-- start of MATERIAL TO PROCESS --
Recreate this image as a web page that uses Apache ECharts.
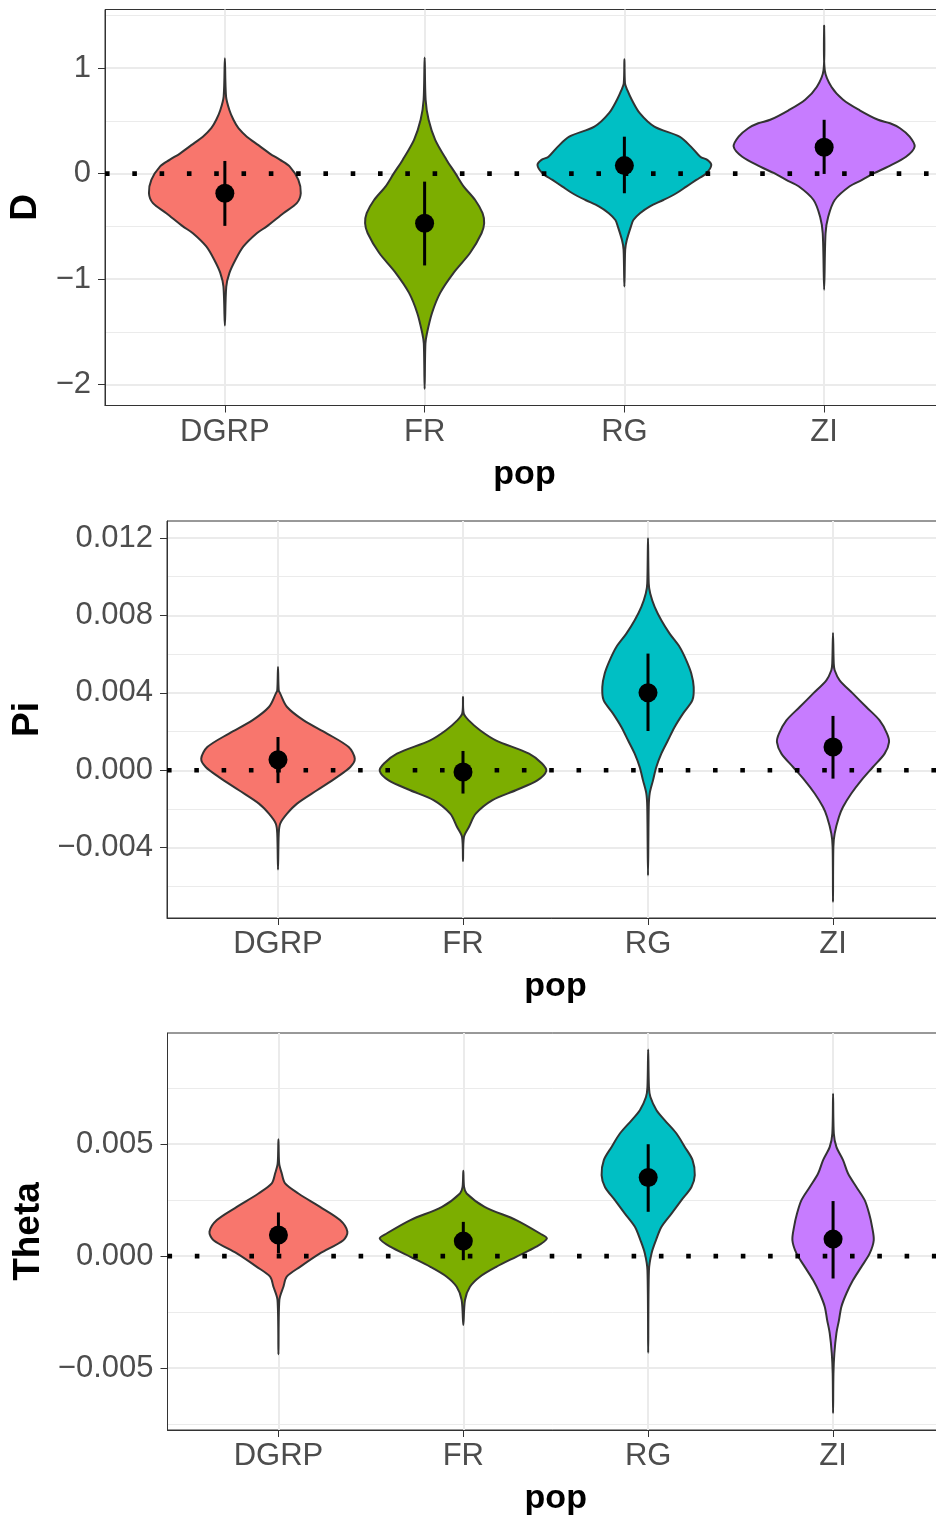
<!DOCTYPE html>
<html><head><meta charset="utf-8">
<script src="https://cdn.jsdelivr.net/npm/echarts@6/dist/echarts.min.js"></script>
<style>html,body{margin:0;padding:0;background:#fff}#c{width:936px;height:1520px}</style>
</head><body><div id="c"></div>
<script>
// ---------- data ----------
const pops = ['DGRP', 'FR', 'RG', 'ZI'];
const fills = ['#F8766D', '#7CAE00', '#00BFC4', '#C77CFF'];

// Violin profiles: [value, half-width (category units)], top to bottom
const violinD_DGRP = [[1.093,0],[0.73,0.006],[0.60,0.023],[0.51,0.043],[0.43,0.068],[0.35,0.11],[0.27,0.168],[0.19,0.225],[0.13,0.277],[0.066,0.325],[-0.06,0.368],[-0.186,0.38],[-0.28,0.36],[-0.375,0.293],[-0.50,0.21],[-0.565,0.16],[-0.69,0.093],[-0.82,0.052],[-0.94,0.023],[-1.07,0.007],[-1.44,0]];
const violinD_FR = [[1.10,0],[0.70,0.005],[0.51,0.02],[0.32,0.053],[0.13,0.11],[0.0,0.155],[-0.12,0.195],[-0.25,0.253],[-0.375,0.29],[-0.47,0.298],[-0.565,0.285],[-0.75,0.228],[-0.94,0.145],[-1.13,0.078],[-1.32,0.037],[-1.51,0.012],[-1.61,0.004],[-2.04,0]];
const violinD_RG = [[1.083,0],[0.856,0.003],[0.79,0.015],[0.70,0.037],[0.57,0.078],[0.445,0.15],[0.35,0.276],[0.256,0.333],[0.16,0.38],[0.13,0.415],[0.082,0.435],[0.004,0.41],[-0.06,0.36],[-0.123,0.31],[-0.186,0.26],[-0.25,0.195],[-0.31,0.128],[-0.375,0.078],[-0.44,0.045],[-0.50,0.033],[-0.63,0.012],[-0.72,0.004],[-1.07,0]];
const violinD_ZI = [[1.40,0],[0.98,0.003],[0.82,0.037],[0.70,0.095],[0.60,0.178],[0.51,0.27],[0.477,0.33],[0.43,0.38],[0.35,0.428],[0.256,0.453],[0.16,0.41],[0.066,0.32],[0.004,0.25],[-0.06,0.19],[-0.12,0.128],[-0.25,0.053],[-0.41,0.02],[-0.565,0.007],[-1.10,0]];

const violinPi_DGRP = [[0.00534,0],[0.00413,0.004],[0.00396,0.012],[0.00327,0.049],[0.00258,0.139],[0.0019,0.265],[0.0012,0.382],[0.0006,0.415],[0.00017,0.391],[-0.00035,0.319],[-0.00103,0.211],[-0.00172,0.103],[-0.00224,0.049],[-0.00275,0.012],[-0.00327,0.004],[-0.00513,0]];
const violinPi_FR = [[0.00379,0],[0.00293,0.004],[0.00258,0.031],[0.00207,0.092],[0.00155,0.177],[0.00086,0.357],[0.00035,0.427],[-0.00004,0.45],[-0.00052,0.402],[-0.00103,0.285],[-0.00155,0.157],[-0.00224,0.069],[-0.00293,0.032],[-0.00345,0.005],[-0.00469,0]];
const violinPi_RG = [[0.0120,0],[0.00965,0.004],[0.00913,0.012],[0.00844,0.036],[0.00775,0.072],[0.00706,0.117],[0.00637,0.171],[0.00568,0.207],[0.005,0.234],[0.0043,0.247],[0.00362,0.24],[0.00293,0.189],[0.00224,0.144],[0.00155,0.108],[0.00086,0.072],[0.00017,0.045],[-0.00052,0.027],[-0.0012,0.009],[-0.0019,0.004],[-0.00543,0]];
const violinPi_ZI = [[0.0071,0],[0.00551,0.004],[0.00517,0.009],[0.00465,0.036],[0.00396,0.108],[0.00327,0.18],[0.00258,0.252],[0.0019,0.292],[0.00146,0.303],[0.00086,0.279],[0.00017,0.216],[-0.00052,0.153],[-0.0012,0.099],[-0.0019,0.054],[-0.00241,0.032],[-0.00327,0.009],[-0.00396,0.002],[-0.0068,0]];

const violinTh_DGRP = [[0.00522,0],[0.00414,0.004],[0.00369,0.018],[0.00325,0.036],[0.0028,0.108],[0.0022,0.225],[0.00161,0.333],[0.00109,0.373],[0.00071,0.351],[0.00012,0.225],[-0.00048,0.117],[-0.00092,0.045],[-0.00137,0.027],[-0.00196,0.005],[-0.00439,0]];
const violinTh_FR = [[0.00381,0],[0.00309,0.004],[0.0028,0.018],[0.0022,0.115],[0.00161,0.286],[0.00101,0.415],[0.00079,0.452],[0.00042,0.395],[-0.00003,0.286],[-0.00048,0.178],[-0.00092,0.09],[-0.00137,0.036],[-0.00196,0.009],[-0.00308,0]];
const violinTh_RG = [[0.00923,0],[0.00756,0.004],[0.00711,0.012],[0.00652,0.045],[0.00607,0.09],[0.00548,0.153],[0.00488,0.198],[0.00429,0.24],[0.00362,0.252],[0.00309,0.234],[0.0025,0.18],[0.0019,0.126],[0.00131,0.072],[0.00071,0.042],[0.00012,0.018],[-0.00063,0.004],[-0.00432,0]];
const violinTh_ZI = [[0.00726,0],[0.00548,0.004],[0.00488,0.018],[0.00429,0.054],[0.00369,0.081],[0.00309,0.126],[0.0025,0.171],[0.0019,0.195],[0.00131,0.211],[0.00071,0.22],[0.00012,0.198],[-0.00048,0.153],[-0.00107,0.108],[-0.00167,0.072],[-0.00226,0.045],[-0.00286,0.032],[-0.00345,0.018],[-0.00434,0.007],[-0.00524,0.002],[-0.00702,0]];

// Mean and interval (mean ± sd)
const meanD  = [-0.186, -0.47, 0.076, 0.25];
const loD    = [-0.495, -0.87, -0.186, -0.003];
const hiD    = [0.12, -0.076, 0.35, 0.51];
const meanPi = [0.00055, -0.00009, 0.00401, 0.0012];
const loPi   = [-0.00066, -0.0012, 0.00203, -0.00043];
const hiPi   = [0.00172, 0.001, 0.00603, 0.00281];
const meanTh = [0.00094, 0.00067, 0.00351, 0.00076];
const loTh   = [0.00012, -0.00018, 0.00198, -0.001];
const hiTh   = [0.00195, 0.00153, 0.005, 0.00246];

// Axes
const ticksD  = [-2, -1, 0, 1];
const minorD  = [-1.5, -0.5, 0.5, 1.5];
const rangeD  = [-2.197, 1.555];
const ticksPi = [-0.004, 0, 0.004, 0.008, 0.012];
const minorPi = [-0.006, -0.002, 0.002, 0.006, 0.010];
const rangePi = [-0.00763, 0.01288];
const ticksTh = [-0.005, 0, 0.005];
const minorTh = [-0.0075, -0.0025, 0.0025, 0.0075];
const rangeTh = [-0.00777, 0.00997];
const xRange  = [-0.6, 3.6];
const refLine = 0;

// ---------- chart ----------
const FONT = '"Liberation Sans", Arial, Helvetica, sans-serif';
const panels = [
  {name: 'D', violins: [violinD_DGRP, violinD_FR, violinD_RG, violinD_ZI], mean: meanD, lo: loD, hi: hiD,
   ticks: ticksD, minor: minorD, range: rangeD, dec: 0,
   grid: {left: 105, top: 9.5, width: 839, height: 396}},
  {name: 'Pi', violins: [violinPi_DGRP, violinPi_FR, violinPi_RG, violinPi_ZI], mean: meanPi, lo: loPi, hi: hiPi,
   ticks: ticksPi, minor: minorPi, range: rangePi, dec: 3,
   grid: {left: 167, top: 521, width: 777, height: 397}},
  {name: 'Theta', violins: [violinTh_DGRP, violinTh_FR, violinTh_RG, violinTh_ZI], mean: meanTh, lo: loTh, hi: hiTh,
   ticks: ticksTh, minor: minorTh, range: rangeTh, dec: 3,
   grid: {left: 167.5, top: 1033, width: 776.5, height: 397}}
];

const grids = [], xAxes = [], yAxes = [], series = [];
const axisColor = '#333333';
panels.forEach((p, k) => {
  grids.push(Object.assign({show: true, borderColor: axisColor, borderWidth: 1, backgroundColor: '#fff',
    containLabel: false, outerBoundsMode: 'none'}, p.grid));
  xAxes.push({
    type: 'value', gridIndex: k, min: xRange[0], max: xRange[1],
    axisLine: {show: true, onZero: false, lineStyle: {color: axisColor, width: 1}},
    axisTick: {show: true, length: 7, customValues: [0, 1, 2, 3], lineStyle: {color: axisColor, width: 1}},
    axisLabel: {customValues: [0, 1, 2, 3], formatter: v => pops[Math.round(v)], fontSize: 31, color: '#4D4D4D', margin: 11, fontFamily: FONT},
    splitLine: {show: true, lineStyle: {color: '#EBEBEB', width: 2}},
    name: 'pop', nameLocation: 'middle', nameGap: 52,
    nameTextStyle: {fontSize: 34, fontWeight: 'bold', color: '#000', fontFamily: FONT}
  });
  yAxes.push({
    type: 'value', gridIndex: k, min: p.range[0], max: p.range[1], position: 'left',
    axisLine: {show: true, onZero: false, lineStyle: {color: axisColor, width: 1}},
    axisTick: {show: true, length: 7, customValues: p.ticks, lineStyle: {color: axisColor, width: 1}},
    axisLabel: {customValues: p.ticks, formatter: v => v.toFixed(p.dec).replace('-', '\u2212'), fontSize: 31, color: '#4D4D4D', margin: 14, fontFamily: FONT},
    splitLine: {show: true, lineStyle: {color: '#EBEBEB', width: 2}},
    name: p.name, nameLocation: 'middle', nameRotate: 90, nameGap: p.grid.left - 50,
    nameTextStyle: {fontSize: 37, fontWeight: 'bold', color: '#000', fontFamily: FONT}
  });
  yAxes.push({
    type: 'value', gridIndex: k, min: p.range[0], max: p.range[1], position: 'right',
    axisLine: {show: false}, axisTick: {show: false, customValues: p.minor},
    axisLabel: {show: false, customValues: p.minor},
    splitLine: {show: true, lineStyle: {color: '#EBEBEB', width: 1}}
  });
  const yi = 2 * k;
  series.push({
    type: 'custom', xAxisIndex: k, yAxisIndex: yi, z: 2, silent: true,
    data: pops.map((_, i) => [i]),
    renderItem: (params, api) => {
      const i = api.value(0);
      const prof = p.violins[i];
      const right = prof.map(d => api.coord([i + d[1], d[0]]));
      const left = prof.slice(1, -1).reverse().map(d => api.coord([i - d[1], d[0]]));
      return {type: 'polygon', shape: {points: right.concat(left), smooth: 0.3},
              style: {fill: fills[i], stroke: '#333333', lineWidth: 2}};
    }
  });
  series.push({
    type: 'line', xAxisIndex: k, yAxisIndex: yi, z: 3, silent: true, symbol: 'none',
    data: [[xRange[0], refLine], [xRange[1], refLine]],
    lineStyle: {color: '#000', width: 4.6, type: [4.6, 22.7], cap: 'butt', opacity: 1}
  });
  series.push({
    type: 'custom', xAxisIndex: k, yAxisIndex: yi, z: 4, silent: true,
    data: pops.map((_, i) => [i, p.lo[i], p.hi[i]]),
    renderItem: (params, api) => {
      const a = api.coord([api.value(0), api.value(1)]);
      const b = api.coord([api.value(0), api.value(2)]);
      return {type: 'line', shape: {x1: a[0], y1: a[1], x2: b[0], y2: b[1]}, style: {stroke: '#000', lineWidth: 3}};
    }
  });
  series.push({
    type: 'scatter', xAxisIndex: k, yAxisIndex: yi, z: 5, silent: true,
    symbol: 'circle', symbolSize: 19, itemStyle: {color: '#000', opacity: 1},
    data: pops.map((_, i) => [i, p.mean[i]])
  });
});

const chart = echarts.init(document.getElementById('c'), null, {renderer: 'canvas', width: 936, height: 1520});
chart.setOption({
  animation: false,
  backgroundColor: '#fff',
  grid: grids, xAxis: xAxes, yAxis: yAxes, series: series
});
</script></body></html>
-- end of MATERIAL TO PROCESS --
-- start of MATERIAL TO PROCESS --
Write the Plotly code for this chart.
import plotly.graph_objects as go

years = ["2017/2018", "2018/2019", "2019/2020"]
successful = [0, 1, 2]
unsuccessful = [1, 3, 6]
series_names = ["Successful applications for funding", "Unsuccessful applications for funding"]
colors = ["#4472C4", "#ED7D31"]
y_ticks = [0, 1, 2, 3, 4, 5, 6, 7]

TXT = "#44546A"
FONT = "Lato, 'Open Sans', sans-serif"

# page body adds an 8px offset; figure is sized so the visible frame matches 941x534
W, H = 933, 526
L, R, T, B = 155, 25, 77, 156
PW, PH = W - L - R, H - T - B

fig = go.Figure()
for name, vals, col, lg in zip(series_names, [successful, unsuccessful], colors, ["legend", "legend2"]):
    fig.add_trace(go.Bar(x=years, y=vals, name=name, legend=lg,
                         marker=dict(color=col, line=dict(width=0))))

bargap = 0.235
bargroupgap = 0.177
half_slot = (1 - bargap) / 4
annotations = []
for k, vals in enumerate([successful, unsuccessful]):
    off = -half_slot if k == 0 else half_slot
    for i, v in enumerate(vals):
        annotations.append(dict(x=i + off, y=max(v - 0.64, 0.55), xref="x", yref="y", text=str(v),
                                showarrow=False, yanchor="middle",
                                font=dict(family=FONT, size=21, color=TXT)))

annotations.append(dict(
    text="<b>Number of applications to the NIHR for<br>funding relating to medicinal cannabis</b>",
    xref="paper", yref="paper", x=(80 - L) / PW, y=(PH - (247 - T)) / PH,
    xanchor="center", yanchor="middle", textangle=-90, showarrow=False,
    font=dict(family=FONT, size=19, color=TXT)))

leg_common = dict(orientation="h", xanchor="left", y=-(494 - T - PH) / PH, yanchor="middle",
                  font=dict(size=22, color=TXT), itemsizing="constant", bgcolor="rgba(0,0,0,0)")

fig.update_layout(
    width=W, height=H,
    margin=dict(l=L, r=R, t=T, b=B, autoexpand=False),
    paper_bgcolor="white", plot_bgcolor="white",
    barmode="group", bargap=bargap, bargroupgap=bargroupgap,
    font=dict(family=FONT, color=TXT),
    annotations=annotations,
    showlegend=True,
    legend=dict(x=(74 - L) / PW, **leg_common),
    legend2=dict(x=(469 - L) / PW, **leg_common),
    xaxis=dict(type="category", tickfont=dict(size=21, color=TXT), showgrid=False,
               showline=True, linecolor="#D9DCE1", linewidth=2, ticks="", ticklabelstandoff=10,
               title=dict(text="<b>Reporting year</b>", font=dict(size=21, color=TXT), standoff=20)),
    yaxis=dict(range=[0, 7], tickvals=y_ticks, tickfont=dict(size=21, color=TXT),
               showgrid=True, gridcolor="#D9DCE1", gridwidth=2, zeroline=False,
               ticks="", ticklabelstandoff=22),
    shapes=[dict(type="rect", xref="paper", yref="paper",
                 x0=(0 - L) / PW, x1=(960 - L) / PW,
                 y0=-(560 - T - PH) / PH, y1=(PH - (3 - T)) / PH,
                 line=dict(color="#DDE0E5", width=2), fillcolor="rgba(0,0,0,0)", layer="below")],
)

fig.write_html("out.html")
-- end of MATERIAL TO PROCESS --
> _WRITTEN EXERCISE_:
In the listing above, locate the line containing "Write the Plotly code for this chart." and the line containing "import plotly.graph_objects as go", then transcribe both and every line between them verbatim.

> _ANSWER TO THIS PROBLEM_:
Write the Plotly code for this chart.
import plotly.graph_objects as go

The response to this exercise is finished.